Viermal noch knallte ein Wassersack aus 8 und 20m Höhe auf ein Fenster, einmal mit 600 l Wasser, dreimal mit 1.000 l Wasser. »Uns geht es darum, eine definierte Last zu bekommen und die empirisch gewonnenen Daten mit den gerechneten zu vergleichen«, fährt Gerlach fort. Insbesondere gehe es auch darum, Daten für den zerstörungsfreien Aufschlag des Wassersacks zu gewinnen.

Rechnung und Messung stimmen gut überein

Noch ist das Team der TUHH mit der Auswertung und Überprüfung der Daten beschäftigt. Trotzdem lassen sich erste Ergebnisse festhalten. »Wir sind soweit, dass wir die auftretenden Belastungen und die Spannungsverläufe nachrechnen können«, sagt Gerlach. »Die gerechneten und gemessenen Werte stimmen zufriedenstellend überein.« Er will auch die unterschiedlichen Konstruktionsmöglichkeiten für den Glas-Stahlhülle-Übergang überprüfen. Denn aus den Versuchsabläufen lässt sich die These ableiten, dass die Steifigkeit der Stahlstruktur verringert werden muss. Ein »weicherer« Übergang absorbiert die kinetische Energie des Aufpralls besser als ein steifer. Andererseits kann die Scheibe herausrutschen, wenn die Durchbiegung von Glas und Stahl zu groß werden. »Hier gilt es ein Optimum zu finden«, so Gerlach.

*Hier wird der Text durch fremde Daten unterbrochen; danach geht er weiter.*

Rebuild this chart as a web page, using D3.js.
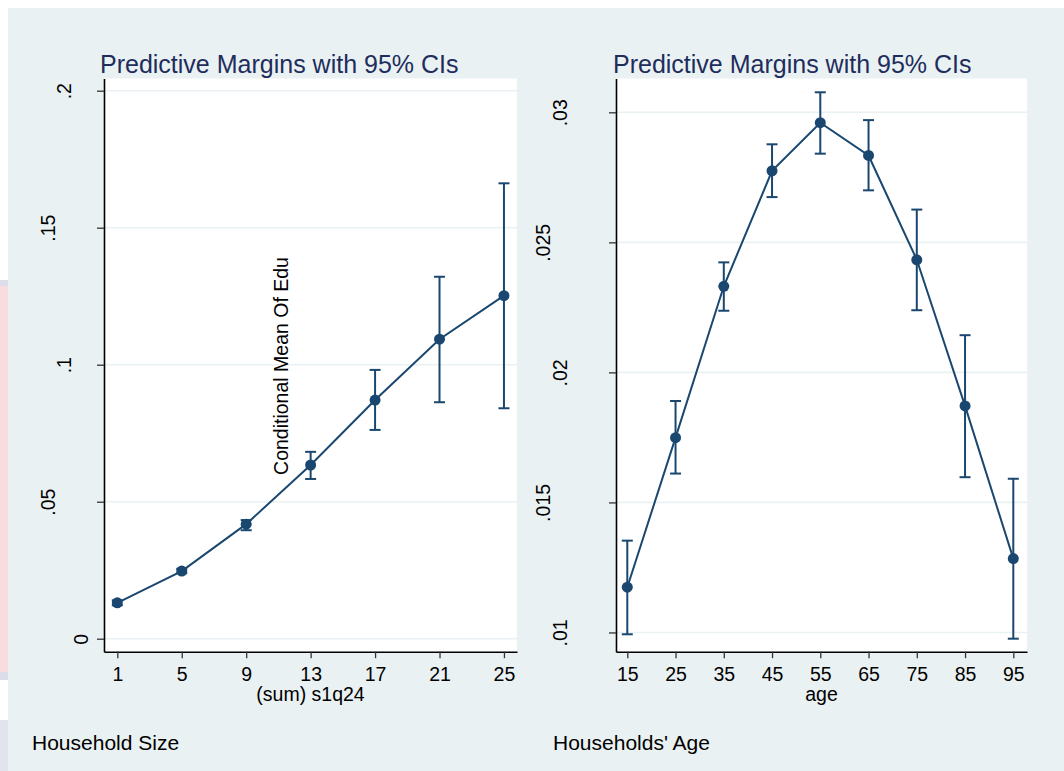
<!DOCTYPE html>
<html>
<head>
<meta charset="utf-8">
<script src="https://cdn.jsdelivr.net/npm/d3@7"></script>
<style>
  body { margin: 0; background: #fff; }
  text { font-family: "Liberation Sans", Arial, sans-serif; }
</style>
</head>
<body>
<div id="chart"></div>
<script>
// household size panel
const hhSize = [1, 5, 9, 13, 17, 21, 25];
const hhMargin = [0.0131, 0.0247, 0.0418, 0.0634, 0.0871, 0.1093, 0.1252];
const hhLower = [0.0122, 0.0239, 0.0396, 0.0583, 0.0762, 0.0863, 0.0841];
const hhUpper = [0.0140, 0.0255, 0.0433, 0.0682, 0.0981, 0.1321, 0.1662];
const hhXTicks = [1, 5, 9, 13, 17, 21, 25];
const hhYTicks = [0, 0.05, 0.1, 0.15, 0.2];

// age panel
const age = [15, 25, 35, 45, 55, 65, 75, 85, 95];
const ageMargin = [0.01174, 0.01749, 0.02331, 0.02775, 0.02960, 0.02834, 0.02433, 0.01871, 0.01284];
const ageLower = [0.00993, 0.01611, 0.02237, 0.02674, 0.02841, 0.02700, 0.02239, 0.01597, 0.00976];
const ageUpper = [0.01353, 0.01890, 0.02423, 0.02877, 0.03077, 0.02970, 0.02626, 0.02143, 0.01591];
const ageXTicks = [15, 25, 35, 45, 55, 65, 75, 85, 95];
const ageYTicks = [0.01, 0.015, 0.02, 0.025, 0.03];

const navy = '#1a476f';
const W = 1064, H = 771;

const svg = d3.select('#chart')
  .append('svg')
    .attr('width', W)
    .attr('height', H);

// outer graph region
svg.append('rect').attr('x', 8).attr('y', 8).attr('width', W - 8).attr('height', H - 8)
  .attr('fill', '#eaf1f3');
// odd strip on the left edge of the screenshot
svg.append('rect').attr('x', 0).attr('y', 286).attr('width', 8).attr('height', 386).attr('fill', '#f9dcdf');
svg.append('rect').attr('x', 0).attr('y', 280).attr('width', 8).attr('height', 6).attr('fill', '#dcdde8');
svg.append('rect').attr('x', 0).attr('y', 672).attr('width', 8).attr('height', 8).attr('fill', '#dcdde8');
svg.append('rect').attr('x', 0).attr('y', 720).attr('width', 8).attr('height', 51).attr('fill', '#e2e3ec');

const fmt = d => d === 0 ? '0' : String(d).replace(/^0/, '');

function panel(opt) {
  const g = svg.append('g');
  const x = d3.scaleLinear().domain(opt.xDomain).range([opt.x0, opt.x1]);
  const y = d3.scaleLinear().domain(opt.yDomain).range([opt.y1, opt.y0]);

  // plot region
  g.append('rect')
    .attr('x', opt.x0).attr('y', opt.y0)
    .attr('width', opt.x1 - opt.x0).attr('height', opt.y1 - opt.y0)
    .attr('fill', '#fff');

  // grid lines
  g.selectAll('line.grid')
    .data(opt.yTicks)
    .enter()
    .append('line')
      .attr('class', 'grid')
      .attr('x1', opt.x0).attr('x2', opt.x1)
      .attr('y1', d => y(d)).attr('y2', d => y(d))
      .attr('stroke', '#e9f1f4')
      .attr('stroke-width', 1.6);

  // x axis
  const xa = g.append('g')
    .attr('transform', `translate(0,${opt.y1})`)
    .call(d3.axisBottom(x).tickValues(opt.xTicks).tickSize(6.5).tickSizeOuter(0).tickPadding(9).tickFormat(d3.format('d')));
  xa.select('.domain').attr('stroke', '#000').attr('stroke-width', 1.6);
  xa.selectAll('.tick line').attr('stroke', '#333').attr('stroke-width', 1.3);
  xa.selectAll('.tick text').attr('font-size', '19.5px').attr('fill', '#000')
    .attr('font-family', '"Liberation Sans", Arial, sans-serif');

  // y axis
  const ya = g.append('g')
    .attr('transform', `translate(${opt.x0},0)`)
    .call(d3.axisLeft(y).tickValues(opt.yTicks).tickSize(7).tickSizeOuter(0).tickFormat(fmt));
  ya.select('.domain').attr('stroke', '#000').attr('stroke-width', 1.6);
  ya.selectAll('.tick line').attr('stroke', '#333').attr('stroke-width', 1.3);
  ya.selectAll('.tick text')
    .attr('font-size', '19.5px').attr('fill', '#000')
    .attr('font-family', '"Liberation Sans", Arial, sans-serif')
    .attr('text-anchor', 'middle')
    .attr('transform', function (d) {
      const n = fmt(d).length;
      const cx = -16.4 * n;   // longer labels sit further out, as in the original
      return `translate(${cx},0) rotate(-90)`;
    })
    .attr('x', 0).attr('y', 0).attr('dy', 0);

  // titles
  g.append('text')
    .attr('x', opt.titleX).attr('y', 73)
    .attr('font-size', '25px').attr('fill', '#1e2d5c')
    .text('Predictive Margins with 95% CIs');

  g.append('text')
    .attr('x', (opt.x0 + opt.x1) / 2).attr('y', 701)
    .attr('text-anchor', 'middle')
    .attr('font-size', '19.5px')
    .text(opt.xTitle);

  g.append('text')
    .attr('x', opt.noteX).attr('y', 750)
    .attr('font-size', '21px')
    .text(opt.note);

  const rows = opt.xs.map((v, i) => ({ x: v, m: opt.m[i], lo: opt.lo[i], hi: opt.hi[i] }));

  // confidence intervals
  const ci = g.selectAll('g.ci').data(rows).enter().append('g')
    .attr('stroke', navy).attr('stroke-width', 2);
  ci.append('line')
    .attr('x1', d => x(d.x)).attr('x2', d => x(d.x))
    .attr('y1', d => y(d.lo)).attr('y2', d => y(d.hi));
  ci.append('line')
    .attr('x1', d => x(d.x) - 5.5).attr('x2', d => x(d.x) + 5.5)
    .attr('y1', d => y(d.lo)).attr('y2', d => y(d.lo));
  ci.append('line')
    .attr('x1', d => x(d.x) - 5.5).attr('x2', d => x(d.x) + 5.5)
    .attr('y1', d => y(d.hi)).attr('y2', d => y(d.hi));

  // connecting line
  g.append('path')
    .datum(rows)
    .attr('fill', 'none')
    .attr('stroke', navy)
    .attr('stroke-width', 2)
    .attr('d', d3.line().x(d => x(d.x)).y(d => y(d.m)));

  // markers
  g.selectAll('circle')
    .data(rows)
    .enter()
    .append('circle')
      .attr('cx', d => x(d.x))
      .attr('cy', d => y(d.m))
      .attr('r', 5.5)
      .attr('fill', navy);

  return g;
}

const left = panel({
  x0: 104, x1: 517, y0: 78.5, y1: 651.7,
  xDomain: [0.174, 25.81], yDomain: [-0.00474, 0.20445],
  xTicks: hhXTicks, yTicks: hhYTicks,
  xs: hhSize, m: hhMargin, lo: hhLower, hi: hhUpper,
  titleX: 100, xTitle: '(sum) s1q24', noteX: 32, note: 'Household Size'
});

// y title sits inside the plot in the original
left.append('text')
  .attr('transform', 'translate(288,366) rotate(-90)')
  .attr('text-anchor', 'middle')
  .attr('font-size', '19.5px')
  .text('Conditional Mean Of Edu');

panel({
  x0: 616, x1: 1027, y0: 78.5, y1: 651.7,
  xDomain: [12.66, 97.84], yDomain: [0.00926, 0.0313],
  xTicks: ageXTicks, yTicks: ageYTicks,
  xs: age, m: ageMargin, lo: ageLower, hi: ageUpper,
  titleX: 613, xTitle: 'age', noteX: 553, note: "Households' Age"
});
</script>
</body>
</html>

Eine Versuchsreihe betrifft auch das Glas selbst. Die Schiffbauer verwenden für die Brückenfenster meist handelsübliches Verbundsicherheitsglas. Welche Auswirkungen Oberflächenbeschädigungen auf die Widerstandsfähigkeit des Glases haben, sei bereits als Versuchsreihe gebucht. Es ist zu erwarten, dass Vorschädigungen des Glases zu messbaren Schwächungen führen.

Darüber hinaus könnte Gerlach sich Versuchsreihen über den Alterungsprozess der Verbundgläser vorstellen, denn durch UV-Licht und Feuchtigkeit altert der Kleber zwischen den Glasschichten. Auch das wirke sich auf die Belastungsfähigkeit der Verbundgläser aus, erklärt Gerlach. Wann dies verwirklicht wird, sei aber noch nicht abzusehen, Die Forschungsarbeiten an der TUHH sind auch für Kreuzfahrtschiffe von Relevanz. Sie weisen an den Seiten große Fensterfronten auf, deren Versagenskriterien nicht eindeutig definiert sind. Das Projekt hat eine Laufzeit von drei Jahren, der Abschlussbericht ist für Anfang 2015 zu erwarten.